Main piece: If you move into a new house, you have to take a broom and salt. The salt is so that there’s no tears or unhappiness in the house, and the broom is because you need a clean broom for your new house. My mother-in-law bought me a broom, and she said you don’t want to bring some old dirty broom into your house, and bring the dirt from the old house into the new house. You should have a new broom.
Background: My informant is a fifty-three year old Jewish woman from Los Angeles, California. Her mother-in-law is a seventy-nine year old Jewish woman from Baltimore, Maryland. She describes herself as a follower of “bubbe-meises” (Yiddish), translated to “grandmother’s fables”, or a more serious version of old wive’s tales that are often accompanied by superstitions.
Context: There was a discussion of house-warming parties and traditions. My informant, who never had a house-warming party when she moved into her first house with her husband, offered this tradition. While she and her husband had lived together before they were married, they moved cities and into their first house (previously they had lived in an apartment) a little over a year after their wedding.
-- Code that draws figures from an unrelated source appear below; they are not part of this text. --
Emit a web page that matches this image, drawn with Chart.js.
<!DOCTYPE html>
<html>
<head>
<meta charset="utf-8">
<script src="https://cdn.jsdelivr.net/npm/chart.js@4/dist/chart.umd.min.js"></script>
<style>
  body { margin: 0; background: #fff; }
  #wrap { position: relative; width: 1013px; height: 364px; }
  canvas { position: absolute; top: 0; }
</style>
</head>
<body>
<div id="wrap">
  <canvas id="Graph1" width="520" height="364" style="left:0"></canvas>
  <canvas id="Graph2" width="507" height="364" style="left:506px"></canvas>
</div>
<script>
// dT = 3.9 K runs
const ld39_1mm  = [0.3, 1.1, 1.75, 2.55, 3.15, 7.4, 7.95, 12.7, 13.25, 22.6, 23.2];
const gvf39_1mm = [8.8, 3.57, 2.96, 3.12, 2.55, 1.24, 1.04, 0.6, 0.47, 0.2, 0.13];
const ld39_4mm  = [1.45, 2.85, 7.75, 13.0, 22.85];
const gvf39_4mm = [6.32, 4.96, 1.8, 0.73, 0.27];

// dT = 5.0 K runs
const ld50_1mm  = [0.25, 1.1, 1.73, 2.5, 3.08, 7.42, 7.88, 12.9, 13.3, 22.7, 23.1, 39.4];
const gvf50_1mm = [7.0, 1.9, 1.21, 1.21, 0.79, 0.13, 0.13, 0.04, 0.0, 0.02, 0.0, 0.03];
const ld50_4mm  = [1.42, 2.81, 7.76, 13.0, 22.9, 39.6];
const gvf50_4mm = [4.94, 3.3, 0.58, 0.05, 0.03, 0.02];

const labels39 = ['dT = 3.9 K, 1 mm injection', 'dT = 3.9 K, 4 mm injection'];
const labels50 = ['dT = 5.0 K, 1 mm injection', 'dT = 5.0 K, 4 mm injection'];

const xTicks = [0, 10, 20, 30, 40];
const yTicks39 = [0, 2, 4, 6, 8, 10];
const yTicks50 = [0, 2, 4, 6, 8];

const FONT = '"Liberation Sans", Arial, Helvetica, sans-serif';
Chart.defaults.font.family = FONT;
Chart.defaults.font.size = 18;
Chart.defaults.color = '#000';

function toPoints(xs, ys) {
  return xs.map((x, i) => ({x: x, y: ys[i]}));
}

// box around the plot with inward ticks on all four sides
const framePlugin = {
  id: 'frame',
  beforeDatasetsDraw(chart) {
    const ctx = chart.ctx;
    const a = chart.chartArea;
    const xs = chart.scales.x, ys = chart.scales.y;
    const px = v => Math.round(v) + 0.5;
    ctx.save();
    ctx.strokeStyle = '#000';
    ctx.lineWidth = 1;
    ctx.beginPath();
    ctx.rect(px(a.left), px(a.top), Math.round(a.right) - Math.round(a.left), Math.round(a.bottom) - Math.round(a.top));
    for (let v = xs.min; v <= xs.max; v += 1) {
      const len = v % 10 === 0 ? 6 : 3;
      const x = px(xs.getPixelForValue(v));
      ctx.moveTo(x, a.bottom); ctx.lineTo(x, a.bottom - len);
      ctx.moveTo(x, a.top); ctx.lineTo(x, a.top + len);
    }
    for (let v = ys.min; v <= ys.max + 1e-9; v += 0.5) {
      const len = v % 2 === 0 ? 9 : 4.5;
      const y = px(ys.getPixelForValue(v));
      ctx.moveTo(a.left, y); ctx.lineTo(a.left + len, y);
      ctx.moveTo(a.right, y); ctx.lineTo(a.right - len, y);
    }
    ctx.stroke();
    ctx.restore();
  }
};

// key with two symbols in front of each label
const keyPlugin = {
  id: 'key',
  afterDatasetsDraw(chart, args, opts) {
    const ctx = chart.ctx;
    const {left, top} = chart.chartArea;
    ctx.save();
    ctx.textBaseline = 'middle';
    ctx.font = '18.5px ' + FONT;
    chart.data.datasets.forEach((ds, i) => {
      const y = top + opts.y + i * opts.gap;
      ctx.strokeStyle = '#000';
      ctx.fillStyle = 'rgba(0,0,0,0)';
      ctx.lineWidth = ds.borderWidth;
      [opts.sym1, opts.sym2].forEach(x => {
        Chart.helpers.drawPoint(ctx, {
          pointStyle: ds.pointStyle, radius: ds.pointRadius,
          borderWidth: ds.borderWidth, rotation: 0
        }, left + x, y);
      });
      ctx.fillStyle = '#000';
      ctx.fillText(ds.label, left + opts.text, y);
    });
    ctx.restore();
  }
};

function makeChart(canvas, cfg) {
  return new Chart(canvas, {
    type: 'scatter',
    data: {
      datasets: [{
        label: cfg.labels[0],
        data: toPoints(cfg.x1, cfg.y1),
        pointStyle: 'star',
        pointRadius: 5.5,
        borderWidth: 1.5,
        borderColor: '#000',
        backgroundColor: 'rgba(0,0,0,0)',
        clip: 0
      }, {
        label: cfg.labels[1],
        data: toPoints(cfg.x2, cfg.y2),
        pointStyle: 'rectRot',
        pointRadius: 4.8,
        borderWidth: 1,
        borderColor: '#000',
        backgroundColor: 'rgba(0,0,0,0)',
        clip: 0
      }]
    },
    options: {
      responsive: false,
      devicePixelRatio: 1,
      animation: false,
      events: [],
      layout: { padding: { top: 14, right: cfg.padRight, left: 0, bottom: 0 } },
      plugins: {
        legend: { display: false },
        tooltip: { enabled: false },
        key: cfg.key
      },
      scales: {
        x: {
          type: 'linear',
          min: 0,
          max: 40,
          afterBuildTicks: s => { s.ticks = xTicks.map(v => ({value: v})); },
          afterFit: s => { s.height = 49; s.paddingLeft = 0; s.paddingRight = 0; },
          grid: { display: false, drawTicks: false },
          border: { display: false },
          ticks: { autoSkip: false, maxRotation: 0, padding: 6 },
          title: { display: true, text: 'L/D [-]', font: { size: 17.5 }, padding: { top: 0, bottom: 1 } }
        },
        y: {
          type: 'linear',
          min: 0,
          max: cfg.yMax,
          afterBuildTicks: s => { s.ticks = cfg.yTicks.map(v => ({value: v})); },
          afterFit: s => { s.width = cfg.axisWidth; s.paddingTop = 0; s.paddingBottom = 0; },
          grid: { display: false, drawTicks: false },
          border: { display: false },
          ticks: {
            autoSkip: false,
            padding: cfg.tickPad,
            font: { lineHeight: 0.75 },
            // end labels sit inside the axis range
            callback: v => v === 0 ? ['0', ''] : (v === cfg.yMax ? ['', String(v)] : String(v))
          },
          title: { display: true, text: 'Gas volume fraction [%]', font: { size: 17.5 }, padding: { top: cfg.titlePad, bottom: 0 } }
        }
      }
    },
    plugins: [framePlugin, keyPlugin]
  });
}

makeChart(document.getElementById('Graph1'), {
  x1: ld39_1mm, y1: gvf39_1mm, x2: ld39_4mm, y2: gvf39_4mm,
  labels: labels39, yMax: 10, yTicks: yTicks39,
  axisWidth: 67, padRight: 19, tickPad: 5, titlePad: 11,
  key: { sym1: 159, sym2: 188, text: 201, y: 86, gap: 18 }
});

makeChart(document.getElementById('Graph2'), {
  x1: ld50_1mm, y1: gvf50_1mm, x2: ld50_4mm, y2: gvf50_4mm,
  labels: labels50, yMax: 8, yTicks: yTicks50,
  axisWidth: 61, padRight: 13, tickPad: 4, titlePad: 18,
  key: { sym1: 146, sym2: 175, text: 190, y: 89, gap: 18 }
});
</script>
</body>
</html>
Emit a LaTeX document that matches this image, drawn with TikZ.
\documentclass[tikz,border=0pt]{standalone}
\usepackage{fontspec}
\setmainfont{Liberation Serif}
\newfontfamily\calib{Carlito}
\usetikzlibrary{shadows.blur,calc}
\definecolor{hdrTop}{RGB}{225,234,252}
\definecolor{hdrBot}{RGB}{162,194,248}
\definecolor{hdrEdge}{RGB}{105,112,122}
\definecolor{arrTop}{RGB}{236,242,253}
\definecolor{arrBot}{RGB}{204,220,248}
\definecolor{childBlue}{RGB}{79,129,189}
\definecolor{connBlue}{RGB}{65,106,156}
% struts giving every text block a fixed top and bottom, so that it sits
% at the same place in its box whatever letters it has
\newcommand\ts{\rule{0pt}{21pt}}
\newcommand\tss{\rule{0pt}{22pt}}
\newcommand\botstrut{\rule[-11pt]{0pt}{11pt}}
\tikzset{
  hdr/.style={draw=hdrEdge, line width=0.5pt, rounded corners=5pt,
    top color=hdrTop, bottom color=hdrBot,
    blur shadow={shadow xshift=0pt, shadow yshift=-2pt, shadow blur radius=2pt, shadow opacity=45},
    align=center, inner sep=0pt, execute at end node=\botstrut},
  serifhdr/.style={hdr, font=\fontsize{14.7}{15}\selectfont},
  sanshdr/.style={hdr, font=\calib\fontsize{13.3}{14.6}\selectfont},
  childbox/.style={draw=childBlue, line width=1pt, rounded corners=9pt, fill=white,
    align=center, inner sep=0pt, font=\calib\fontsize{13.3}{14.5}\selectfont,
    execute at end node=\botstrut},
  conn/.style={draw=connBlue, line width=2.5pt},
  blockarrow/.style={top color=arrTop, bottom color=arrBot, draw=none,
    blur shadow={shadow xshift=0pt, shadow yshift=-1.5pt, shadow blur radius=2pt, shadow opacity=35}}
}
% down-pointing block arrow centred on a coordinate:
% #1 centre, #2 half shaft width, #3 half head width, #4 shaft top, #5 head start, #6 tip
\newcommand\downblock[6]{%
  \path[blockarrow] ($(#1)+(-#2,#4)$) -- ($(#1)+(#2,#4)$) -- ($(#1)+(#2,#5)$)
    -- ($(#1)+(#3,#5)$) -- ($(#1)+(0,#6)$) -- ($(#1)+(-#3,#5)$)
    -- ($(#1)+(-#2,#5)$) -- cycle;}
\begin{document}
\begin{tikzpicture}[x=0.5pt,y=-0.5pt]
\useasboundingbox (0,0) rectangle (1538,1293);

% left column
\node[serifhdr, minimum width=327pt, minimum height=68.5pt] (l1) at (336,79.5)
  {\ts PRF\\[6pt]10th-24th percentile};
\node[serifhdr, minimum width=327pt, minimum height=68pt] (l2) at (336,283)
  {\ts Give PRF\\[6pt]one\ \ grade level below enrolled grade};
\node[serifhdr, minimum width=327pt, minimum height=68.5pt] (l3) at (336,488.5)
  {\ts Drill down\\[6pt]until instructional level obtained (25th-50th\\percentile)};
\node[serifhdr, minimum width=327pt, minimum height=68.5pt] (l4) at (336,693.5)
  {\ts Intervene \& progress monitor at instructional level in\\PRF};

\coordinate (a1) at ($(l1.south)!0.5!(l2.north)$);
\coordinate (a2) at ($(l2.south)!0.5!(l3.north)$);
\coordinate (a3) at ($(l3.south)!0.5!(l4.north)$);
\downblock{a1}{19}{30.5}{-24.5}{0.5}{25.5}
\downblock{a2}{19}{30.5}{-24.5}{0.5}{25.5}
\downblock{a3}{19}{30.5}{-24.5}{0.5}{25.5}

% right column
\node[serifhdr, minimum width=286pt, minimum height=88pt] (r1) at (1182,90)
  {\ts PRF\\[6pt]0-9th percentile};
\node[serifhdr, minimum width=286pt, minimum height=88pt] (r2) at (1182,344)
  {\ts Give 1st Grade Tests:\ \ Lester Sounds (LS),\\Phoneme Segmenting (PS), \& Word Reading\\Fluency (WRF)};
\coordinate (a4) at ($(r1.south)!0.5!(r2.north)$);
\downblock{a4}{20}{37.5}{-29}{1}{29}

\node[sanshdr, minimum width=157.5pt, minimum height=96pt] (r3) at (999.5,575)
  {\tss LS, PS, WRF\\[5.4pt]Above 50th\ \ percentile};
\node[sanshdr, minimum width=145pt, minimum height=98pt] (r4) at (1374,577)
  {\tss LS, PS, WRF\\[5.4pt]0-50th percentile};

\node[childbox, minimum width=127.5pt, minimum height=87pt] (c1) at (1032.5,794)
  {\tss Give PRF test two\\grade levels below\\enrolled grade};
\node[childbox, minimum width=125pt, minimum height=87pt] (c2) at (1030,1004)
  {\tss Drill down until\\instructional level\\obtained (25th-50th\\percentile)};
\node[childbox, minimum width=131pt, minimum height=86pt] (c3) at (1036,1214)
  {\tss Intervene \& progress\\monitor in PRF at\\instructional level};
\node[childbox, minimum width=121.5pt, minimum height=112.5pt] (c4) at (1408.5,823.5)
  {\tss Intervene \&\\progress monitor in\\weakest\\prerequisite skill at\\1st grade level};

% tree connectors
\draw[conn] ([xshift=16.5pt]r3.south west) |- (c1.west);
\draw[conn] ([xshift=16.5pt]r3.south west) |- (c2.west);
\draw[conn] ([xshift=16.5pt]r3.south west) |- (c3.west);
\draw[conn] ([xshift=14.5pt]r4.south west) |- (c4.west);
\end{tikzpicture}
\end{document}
Analysis: Moving into a first home with one’s spouse has historically been a momentous and tense situation. In the past, moving into a first home with one’s new husband marks the first time the woman/bride has left her family’s house, and there is the expectation that she will be the one to clean/provide the upkeep on the home, doing most (if not all) of the cooking and cleaning. In Judaism, salt is historically used as a preservative for food, in cooking as a seasoning, and a way to help disinfect wounds, all jobs that would historically have been associated with the wife. The broom, too, would be used by her to help clean the house, and, especially had this been her first home, she may have shared a broom with her mother doing chores at her family home, but wouldn’t have brought that with her when she got married. Additionally, marriage (especially for brides) creates the opportunity for a clean slate, moving fully from the sphere of the family’s home into an adult life, and she wouldn’t use the broom in her father’s house that she would in her husband’s. Although my informant is the primary provider in her marriage, and she and her husband share household responsibilities, the tradition of a mother-in-law giving the new bride a broom and salt to help take care of her son still remained. Additionally, the mother-in-law in question did take care of the household in her own marriage. My informant, despite the misogynistic historical connotations provided with the gift of a new broom and salt, did not find the gift at all offensive, in fact she informed me that she still uses the broom to this day (twenty or so years after it was first given). Whether this is because there was a gap in the amount of time the gift was given (this was not a bridal present, but rather a house-warming one several months after her marriage), or because she understood that it was a tradition, it is unclear.